#### Data section ####

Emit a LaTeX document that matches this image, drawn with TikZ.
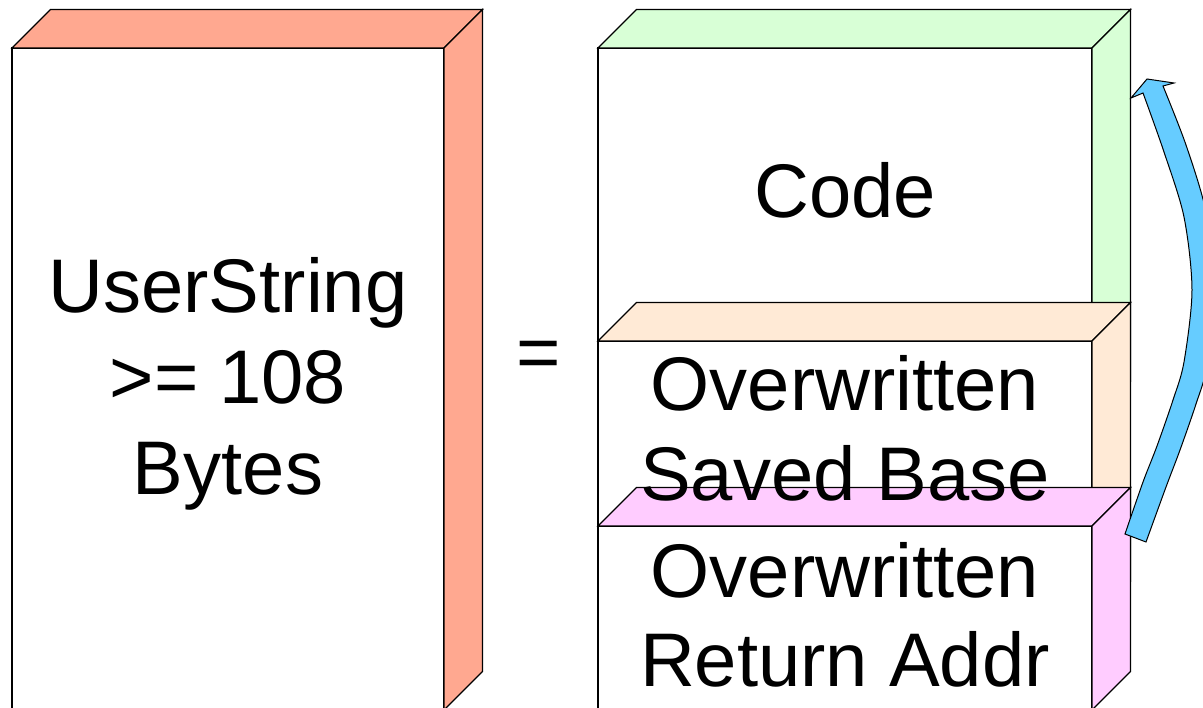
\documentclass[tikz,border=0pt]{standalone}
\usepackage{fontspec}
\setmainfont{Liberation Sans}
\definecolor{salmon}{RGB}{255,168,144}
\definecolor{codegreen}{RGB}{216,255,214}
\definecolor{basepeach}{RGB}{255,234,214}
\definecolor{retpink}{RGB}{255,204,255}
\definecolor{jumpblue}{RGB}{102,204,255}
\tikzset{
  edge/.style={draw=black, line width=1.1pt, line join=miter},
  label/.style={inner sep=0pt, anchor=base, font=\fontsize{76}{91}\selectfont},
}
% a box seen slightly from above and right: front face, top face and right side
\newcommand\slab[6]{% x1, x2, ytop, ybottom, colour, depth
  \fill[white] (#1,#3) rectangle (#2,#4);
  \draw[edge] (#1,#3) rectangle (#2,#4);
  \filldraw[edge, fill=#5] (#1,#3) -- ++(#6,-#6) -- (#2+#6,#3-#6) -- (#2,#3) -- cycle;
  \filldraw[edge, fill=#5] (#2,#3) -- (#2+#6,#3-#6) -- (#2+#6,#4-#6) -- (#2,#4) -- cycle;
}
\begin{document}
\begin{tikzpicture}[x=1pt, y=-1pt]
  \useasboundingbox (0,0) rectangle (1203,708);
  \clip (0,0) rectangle (1203,708);

  % the whole user string
  \slab{12}{444}{48}{710}{salmon}{38.5}

  % its parts, stacked
  \slab{598}{1092}{48}{420}{codegreen}{38.5}
  \slab{598}{1092}{341}{620}{basepeach}{38.5}
  \slab{598}{1092}{526}{710}{retpink}{38.5}

  % jump from the return address back into the code
  \filldraw[edge, line width=1pt, fill=jumpblue]
    plot[smooth, tension=0.5] coordinates {(1125,534) (1143,482) (1157,446) (1173,400) (1184,362) (1192,290) (1184,217) (1164,152) (1143,93)}
    -- (1131,98) -- (1147,79) -- (1174,83) -- (1163,86)
    -- plot[smooth, tension=0.5] coordinates {(1163,86) (1186,145) (1206,212) (1215,290) (1207,366) (1196,404) (1180,450) (1166,487) (1146,542)}
    -- cycle;

  % labels
  \node[label] (us1) at (228,313) {UserString};
  \node[label] (us2) at (228,404) {>= 108};
  \node[label] (us3) at (228,495) {Bytes};
  \node[label] (eq)  at (539,379) {=};
  \node[label] (code) at (845,218) {Code};
  \node[label] (ow1) at (845,411) {Overwritten};
  \node[label] (sb)  at (845,501) {Saved Base};
  \node[label] (ow2) at (845,597) {Overwritten};
  \node[label] (ra)  at (845,686) {Return Addr};
\end{tikzpicture}
\end{document}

####

▸ **The problem**
Transcribe the material exactly, and leave out whatever pictures it holds.

▸ **Exercise output**
Emit a LaTeX document that matches this image, drawn with TikZ.
\documentclass[tikz,border=0pt]{standalone}
\usepackage{fontspec}
\setmainfont{Liberation Sans}
\definecolor{salmon}{RGB}{255,168,144}
\definecolor{codegreen}{RGB}{216,255,214}
\definecolor{basepeach}{RGB}{255,234,214}
\definecolor{retpink}{RGB}{255,204,255}
\definecolor{jumpblue}{RGB}{102,204,255}
\tikzset{
  edge/.style={draw=black, line width=1.1pt, line join=miter},
  label/.style={inner sep=0pt, anchor=base, font=\fontsize{76}{91}\selectfont},
}
% a box seen slightly from above and right: front face, top face and right side
\newcommand\slab[6]{% x1, x2, ytop, ybottom, colour, depth
  \fill[white] (#1,#3) rectangle (#2,#4);
  \draw[edge] (#1,#3) rectangle (#2,#4);
  \filldraw[edge, fill=#5] (#1,#3) -- ++(#6,-#6) -- (#2+#6,#3-#6) -- (#2,#3) -- cycle;
  \filldraw[edge, fill=#5] (#2,#3) -- (#2+#6,#3-#6) -- (#2+#6,#4-#6) -- (#2,#4) -- cycle;
}
\begin{document}
\begin{tikzpicture}[x=1pt, y=-1pt]
  \useasboundingbox (0,0) rectangle (1203,708);
  \clip (0,0) rectangle (1203,708);

  % the whole user string
  \slab{12}{444}{48}{710}{salmon}{38.5}

  % its parts, stacked
  \slab{598}{1092}{48}{420}{codegreen}{38.5}
  \slab{598}{1092}{341}{620}{basepeach}{38.5}
  \slab{598}{1092}{526}{710}{retpink}{38.5}

  % jump from the return address back into the code
  \filldraw[edge, line width=1pt, fill=jumpblue]
    plot[smooth, tension=0.5] coordinates {(1125,534) (1143,482) (1157,446) (1173,400) (1184,362) (1192,290) (1184,217) (1164,152) (1143,93)}
    -- (1131,98) -- (1147,79) -- (1174,83) -- (1163,86)
    -- plot[smooth, tension=0.5] coordinates {(1163,86) (1186,145) (1206,212) (1215,290) (1207,366) (1196,404) (1180,450) (1166,487) (1146,542)}
    -- cycle;

  % labels
  \node[label] (us1) at (228,313) {UserString};
  \node[label] (us2) at (228,404) {>= 108};
  \node[label] (us3) at (228,495) {Bytes};
  \node[label] (eq)  at (539,379) {=};
  \node[label] (code) at (845,218) {Code};
  \node[label] (ow1) at (845,411) {Overwritten};
  \node[label] (sb)  at (845,501) {Saved Base};
  \node[label] (ow2) at (845,597) {Overwritten};
  \node[label] (ra)  at (845,686) {Return Addr};
\end{tikzpicture}
\end{document}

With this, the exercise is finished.